Experimental cum computational investigation on interfacial and mechanical behavior of short glass fiber reinforced dental composites

Abstract

Achieving strong filler/matrix interactions is essential in the design and manufacturing of composite systems. Molecular dynamics simulation has played a vital role in the investigation of interfacial behavior by predicting the mechanical properties of polymer-based composites. There has been, however, a big gap for clearly establishing a correlation between simulations and experiments because of limitations in size and time scale. Herein, a comparative analysis on the interfacial adhesion behavior of the short glass fiber and dental resin matrix is performed combining the atomistic simulations and single fiber/microdroplet pull-out tests in micro-scale.
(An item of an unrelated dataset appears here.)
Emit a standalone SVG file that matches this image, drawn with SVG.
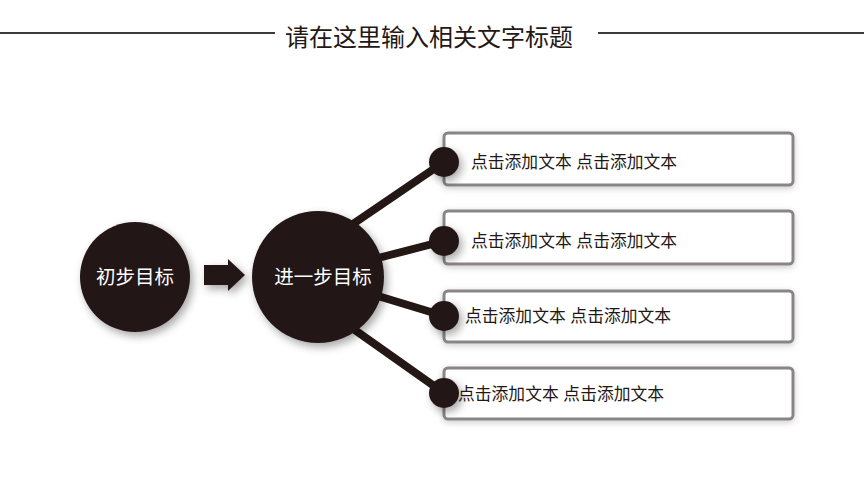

The interfacial shear strength is measured at the molecular level by applying the scale factor on the glass fiber, and the simulations are compared with the experimental results of the pull-out tests. The enhanced reinforcement effects induced by the surface modification via silane coupling agents grafting on the glass fibers are verified in both studies. Moreover, the mechanical properties and dynamic behavior of the dental composites under the longitudinal and transverse tension loadings are examined with quantifying the free volume changes. The findings of this research provide the optimized design guidelines to precisely predict the mechanical performances of the short fiber reinforced dental composites via molecular dynamics simulations and experiments.